Using map/reduce for mapping the properties in a collection

With Gates VP's and Kristina's answers as inspiration, I created an open source tool called Variety which does exactly this: https://github.com/variety/variety

Hopefully you'll find it to be useful. Let me know if you have questions, or any issues using it.


I solved problem #2 stated by Gates where for example data.0, data.1, data.2 was returned. Even though these are valid keys as stated above, I wanted to get rid of them for presentation purposes. I solved it by a quick edit in the m_sub function as shown below.

const m_sub = function (base, value) {
for (var key in value) {
    if(key != "_id" && isNaN(key)){
        emit(base + "." + key, null);
        if (isArray(value[key]) || typeof value[key] == 'object') {
            m_sub(base + "." + key, value[key]);
        }
    }
}

This change also has the above solution for problem #1 implemented and the only change made is in the first if-statement where I changed this:

if(key != "_id")

To this using the isNaN(x) function:

if(key != "_id" && isNaN(key))

Hope this helps someone, and if there is a problem with this solution please give feedback!

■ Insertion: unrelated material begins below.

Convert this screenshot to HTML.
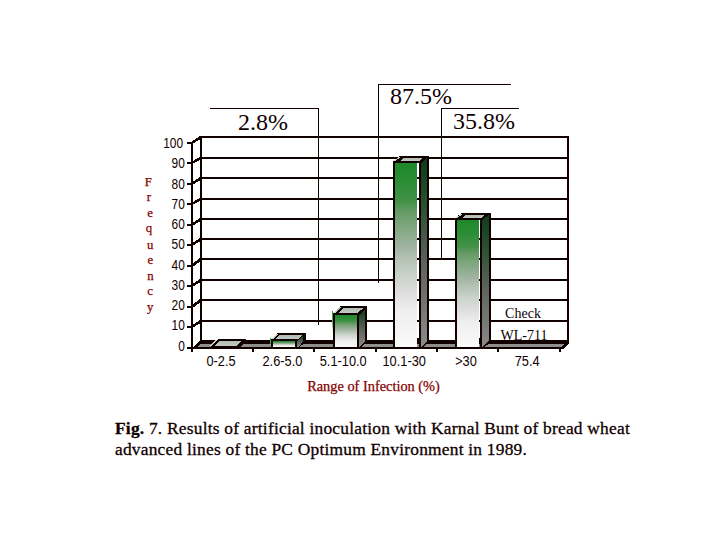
<!DOCTYPE html>
<html><head><meta charset="utf-8"><title>Fig. 7</title>
<style>
html,body{margin:0;padding:0;background:#fff;}
body{width:720px;height:540px;overflow:hidden;position:relative;}
svg{position:absolute;left:0;top:0;}
.ax{font-family:"Liberation Sans",sans-serif;font-size:14px;fill:#100000;}
.pct{font-family:"Liberation Serif",serif;font-size:24px;fill:#100000;text-anchor:middle;}
.sm{font-family:"Liberation Serif",serif;font-size:14px;fill:#100000;text-anchor:middle;}
.red{font-family:"Liberation Serif",serif;fill:#840000;stroke:#840000;stroke-width:0.25px;text-anchor:middle;}
.cap{position:absolute;left:115px;top:418.3px;width:600px;white-space:nowrap;font-family:"Liberation Serif",serif;font-size:17.4px;line-height:20.7px;letter-spacing:0.22px;color:#100000;-webkit-text-stroke:0.3px #100000;margin:0;}
</style></head>
<body>
<svg width="720" height="540" viewBox="0 0 720 540" shape-rendering="crispEdges">
<defs>
<linearGradient id="gFront" x1="0" y1="0" x2="0" y2="1">
<stop offset="0" stop-color="#1e882a"/>
<stop offset="0.12" stop-color="#2e8e38"/>
<stop offset="0.21" stop-color="#449248"/>
<stop offset="0.26" stop-color="#649a64"/>
<stop offset="0.34" stop-color="#7ea67e"/>
<stop offset="0.45" stop-color="#9fb39f"/>
<stop offset="0.52" stop-color="#b4c2b4"/>
<stop offset="0.61" stop-color="#cad2ca"/>
<stop offset="0.72" stop-color="#e0e0e0"/>
<stop offset="0.80" stop-color="#eeeeee"/>
<stop offset="1" stop-color="#fbfbfb"/>
</linearGradient>
<linearGradient id="gSide" x1="0" y1="0" x2="0" y2="1">
<stop offset="0" stop-color="#0f3a1a"/>
<stop offset="0.25" stop-color="#2a5030"/>
<stop offset="0.55" stop-color="#5c625c"/>
<stop offset="0.8" stop-color="#767876"/>
<stop offset="1" stop-color="#8a8a8a"/>
</linearGradient>
<linearGradient id="gGreenLine" x1="0" y1="0" x2="0" y2="1">
<stop offset="0" stop-color="#18a020"/>
<stop offset="0.5" stop-color="#60b060"/>
<stop offset="1" stop-color="#ffffff" stop-opacity="0"/>
</linearGradient>
<linearGradient id="gTop" x1="0" y1="0" x2="0" y2="1">
<stop offset="0" stop-color="#b0bcb2"/>
<stop offset="1" stop-color="#c4c8c4"/>
</linearGradient>
</defs>
<rect x="200" y="136" width="369" height="2" fill="#100000"/>
<rect x="200" y="157" width="369" height="2" fill="#100000"/>
<rect x="200" y="177" width="369" height="2" fill="#100000"/>
<rect x="200" y="198" width="369" height="2" fill="#100000"/>
<rect x="200" y="218" width="369" height="2" fill="#100000"/>
<rect x="200" y="238" width="369" height="2" fill="#100000"/>
<rect x="200" y="258" width="369" height="2" fill="#100000"/>
<rect x="200" y="279" width="369" height="2" fill="#100000"/>
<rect x="200" y="299" width="369" height="2" fill="#100000"/>
<rect x="200" y="320" width="369" height="2" fill="#100000"/>
<rect x="200" y="136" width="2" height="208" fill="#100000"/>
<rect x="567" y="136" width="2" height="208" fill="#100000"/>
<rect x="191" y="142" width="2" height="210" fill="#100000"/>
<rect x="187" y="142" width="5" height="2" fill="#100000"/>
<polygon points="191,144 191,142 200,136 202,136 202,138 192.5,144" fill="#100000"/>
<rect x="187" y="162" width="5" height="2" fill="#100000"/>
<polygon points="191,164 191,162 200,157 202,157 202,159 192.5,164" fill="#100000"/>
<rect x="187" y="183" width="5" height="2" fill="#100000"/>
<polygon points="191,185 191,183 200,177 202,177 202,179 192.5,185" fill="#100000"/>
<rect x="187" y="203" width="5" height="2" fill="#100000"/>
<polygon points="191,205 191,203 200,198 202,198 202,200 192.5,205" fill="#100000"/>
<rect x="187" y="224" width="5" height="2" fill="#100000"/>
<polygon points="191,226 191,224 200,218 202,218 202,220 192.5,226" fill="#100000"/>
<rect x="187" y="244" width="5" height="2" fill="#100000"/>
<polygon points="191,246 191,244 200,238 202,238 202,240 192.5,246" fill="#100000"/>
<rect x="187" y="265" width="5" height="2" fill="#100000"/>
<polygon points="191,267 191,265 200,258 202,258 202,260 192.5,267" fill="#100000"/>
<rect x="187" y="285" width="5" height="2" fill="#100000"/>
<polygon points="191,287 191,285 200,279 202,279 202,281 192.5,287" fill="#100000"/>
<rect x="187" y="306" width="5" height="2" fill="#100000"/>
<polygon points="191,308 191,306 200,299 202,299 202,301 192.5,308" fill="#100000"/>
<rect x="187" y="326" width="5" height="2" fill="#100000"/>
<polygon points="191,328 191,326 200,320 202,320 202,322 192.5,328" fill="#100000"/>
<rect x="187" y="347" width="5" height="2" fill="#100000"/>
<polygon points="191,349 200,340 569,340 569,343.5 563,349" fill="#100000"/>
<polygon points="197,347 200,344 564.5,344 561.5,347" fill="#8e8e8e"/>
<rect x="252" y="349" width="2" height="3" fill="#100000"/>
<rect x="313" y="349" width="2" height="3" fill="#100000"/>
<rect x="375" y="349" width="2" height="3" fill="#100000"/>
<rect x="436" y="349" width="2" height="3" fill="#100000"/>
<rect x="497" y="349" width="2" height="3" fill="#100000"/>
<rect x="559" y="349" width="2" height="3" fill="#100000"/>
<rect x="332" y="311" width="1" height="24" fill="url(#gGreenLine)"/>
<rect x="270" y="338" width="1" height="8" fill="url(#gGreenLine)"/>
<polygon points="211,349 211,346 218,339 246,339 246,341 239,349" fill="#100000"/>
<polygon points="214.5,346 219.5,341 241.5,341 236.5,346" fill="url(#gTop)"/>
<polygon points="209.5,346 215.5,340 217,340 211,346" fill="#c8d0cc"/>
<polygon points="271,349 271,339 278,333 306,333 306,342 297,349" fill="#100000"/>
<polygon points="271,339 277,334 279,334 273,339" fill="#c4ccc6"/>
<polygon points="275,339 279,335 302,335 298,339" fill="url(#gTop)"/>
<polygon points="297,341 303,336 303,341 299,347 297,347" fill="url(#gSide)"/>
<rect x="273" y="341" width="22" height="6" fill="url(#gFront)"/>
<polygon points="333,349 333,313 340,306 367,306 367,342 359,349" fill="#100000"/>
<polygon points="333,313 339,307 341,307 335,313" fill="#c4ccc6"/>
<polygon points="338,313 343,308 364,308 357,313" fill="url(#gTop)"/>
<polygon points="359,315 365,309 365,341 359,347" fill="url(#gSide)"/>
<rect x="335" y="315" width="22" height="32" fill="url(#gFront)"/>
<polygon points="393,349 393,161 400,156 429,156 429,342 421,349" fill="#100000"/>
<polygon points="393,161 399,157 401,157 395,161" fill="#c4ccc6"/>
<polygon points="400,161 403,158 422,158 419,161" fill="url(#gTop)"/>
<polygon points="421,163 427,158 427,341 421,347" fill="url(#gSide)"/>
<rect x="395" y="163" width="22" height="184" fill="url(#gFront)"/>
<rect x="417" y="163" width="2" height="175" fill="#fff"/>
<rect x="417" y="177" width="2" height="2" fill="#100000"/>
<rect x="417" y="198" width="2" height="2" fill="#100000"/>
<rect x="417" y="218" width="2" height="2" fill="#100000"/>
<rect x="417" y="238" width="2" height="2" fill="#100000"/>
<rect x="417" y="258" width="2" height="2" fill="#100000"/>
<rect x="417" y="279" width="2" height="2" fill="#100000"/>
<rect x="417" y="299" width="2" height="2" fill="#100000"/>
<rect x="417" y="320" width="2" height="2" fill="#100000"/>
<rect x="417" y="344" width="2" height="3" fill="#8e8e8e"/>
<polygon points="455,349 455,218 462,213 491,213 491,342 482,349" fill="#100000"/>
<polygon points="455,218 461,214 463,214 457,218" fill="#c4ccc6"/>
<polygon points="462,218 465,215 484,215 481,218" fill="url(#gTop)"/>
<polygon points="482,220 489,215 489,341 482,347" fill="url(#gSide)"/>
<rect x="457" y="220" width="22" height="127" fill="url(#gFront)"/>
<rect x="479" y="220" width="1" height="118" fill="#fff"/>
<rect x="479" y="238" width="1" height="2" fill="#100000"/>
<rect x="479" y="258" width="1" height="2" fill="#100000"/>
<rect x="479" y="279" width="1" height="2" fill="#100000"/>
<rect x="479" y="299" width="1" height="2" fill="#100000"/>
<rect x="479" y="320" width="1" height="2" fill="#100000"/>
<rect x="479" y="344" width="1" height="3" fill="#8e8e8e"/>
<rect x="210" y="108" width="109" height="1" fill="#100000"/>
<rect x="318" y="108" width="1" height="217" fill="#100000"/>
<rect x="378" y="84" width="133" height="1" fill="#100000"/>
<rect x="378" y="84" width="1" height="199" fill="#100000"/>
<rect x="441" y="108" width="78" height="1" fill="#100000"/>
<rect x="441" y="108" width="1" height="151" fill="#100000"/>
<g shape-rendering="auto">
<text transform="translate(183.0,148.00) scale(0.85,1)" text-anchor="end" class="ax">100</text>
<text transform="translate(184.8,168.26) scale(0.85,1)" text-anchor="end" class="ax">90</text>
<text transform="translate(184.8,188.52) scale(0.85,1)" text-anchor="end" class="ax">80</text>
<text transform="translate(184.8,208.78) scale(0.85,1)" text-anchor="end" class="ax">70</text>
<text transform="translate(184.8,229.04) scale(0.85,1)" text-anchor="end" class="ax">60</text>
<text transform="translate(184.8,249.30) scale(0.85,1)" text-anchor="end" class="ax">50</text>
<text transform="translate(184.8,269.56) scale(0.85,1)" text-anchor="end" class="ax">40</text>
<text transform="translate(184.8,289.82) scale(0.85,1)" text-anchor="end" class="ax">30</text>
<text transform="translate(184.8,310.08) scale(0.85,1)" text-anchor="end" class="ax">20</text>
<text transform="translate(184.8,330.34) scale(0.85,1)" text-anchor="end" class="ax">10</text>
<text transform="translate(184.8,350.60) scale(0.85,1)" text-anchor="end" class="ax">0</text>
<text transform="translate(221,365.8) scale(0.915,1)" text-anchor="middle" class="ax">0-2.5</text>
<text transform="translate(282.4,365.8) scale(0.915,1)" text-anchor="middle" class="ax">2.6-5.0</text>
<text transform="translate(343.2,365.8) scale(0.915,1)" text-anchor="middle" class="ax">5.1-10.0</text>
<text transform="translate(404.2,365.8) scale(0.915,1)" text-anchor="middle" class="ax">10.1-30</text>
<text transform="translate(466,365.8) scale(0.915,1)" text-anchor="middle" class="ax">&gt;30</text>
<text transform="translate(527.1,365.8) scale(0.915,1)" text-anchor="middle" class="ax">75.4</text>
<text x="263" y="130" class="pct">2.8%</text>
<text x="421" y="104" class="pct">87.5%</text>
<text x="484" y="129" class="pct">35.8%</text>
<text x="523" y="318" class="sm">Check</text>
<text x="524" y="339.5" class="sm">WL-711</text>
<text x="373.5" y="391" class="red" font-size="14.35">Range of Infection (%)</text>
<text x="148.2" y="185.9" class="red" font-size="12.8">F</text>
<text x="149" y="200.6" class="red" font-size="12.8">r</text>
<text x="150" y="216.5" class="red" font-size="12.8">e</text>
<text x="149" y="232" class="red" font-size="12.8">q</text>
<text x="150.3" y="248.6" class="red" font-size="12.8">u</text>
<text x="150.3" y="264.3" class="red" font-size="12.8">e</text>
<text x="150.5" y="280.3" class="red" font-size="12.8">n</text>
<text x="150.1" y="294.9" class="red" font-size="12.8">c</text>
<text x="150.3" y="311" class="red" font-size="12.8">y</text>
</g>
</svg>
<p class="cap"><b>Fig.</b> 7. Results of artificial inoculation with Karnal Bunt of bread wheat<br>advanced lines of the PC Optimum Environment in 1989.</p>
</body></html>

OK, this is a little more complex because you'll need to use some recursion.

To make the recursion happen, you'll need to be able to store some functions on the server.

Step 1: define some functions and put them server-side

isArray = function (v) {
  return v && typeof v === 'object' && typeof v.length === 'number' && !(v.propertyIsEnumerable('length'));
}

m_sub = function(base, value){
  for(var key in value) {
    emit(base + "." + key, null);
    if( isArray(value[key]) || typeof value[key] == 'object'){
      m_sub(base + "." + key, value[key]);
    }
  }
}

db.system.js.save( { _id : "isArray", value : isArray } );
db.system.js.save( { _id : "m_sub", value : m_sub } );

Step 2: define the map and reduce functions

map = function(){
  for(var key in this) {
    emit(key, null);
    if( isArray(this[key]) || typeof this[key] == 'object'){
      m_sub(key, this[key]);
    }
  }
}

reduce = function(key, stuff){ return null; }

Step 3: run the map reduce and look at results

mr = db.runCommand({"mapreduce" : "things", "map" : map, "reduce" : reduce,"out": "things" + "_keys"});
db[mr.result].distinct("_id");

The results you'll get are:

["_id", "_id.isObjectId", "_id.str", "_id.tojson", "egg", "egg.0", "foo", "foo.bar", "foo.bar.baaaar", "hello", "type", "type.0", "type.1"]

There's one obvious problem here, we're adding some unexpected fields here: 1. the _id data 2. the .0 (on egg and type)

Step 4: Some possible fixes

For problem #1 the fix is relatively easy. Just modify the map function. Change this:

emit(base + "." + key, null); if( isArray...

to this:

if(key != "_id") { emit(base + "." + key, null); if( isArray... }

Problem #2 is a little more dicey. You wanted all keys and technically "egg.0" is a valid key. You can modify m_sub to ignore such numeric keys. But it's also easy to see a situation where this backfires. Say you have an associative array inside of a regular array, then you want that "0" to appear. I'll leave the rest of that solution up to you.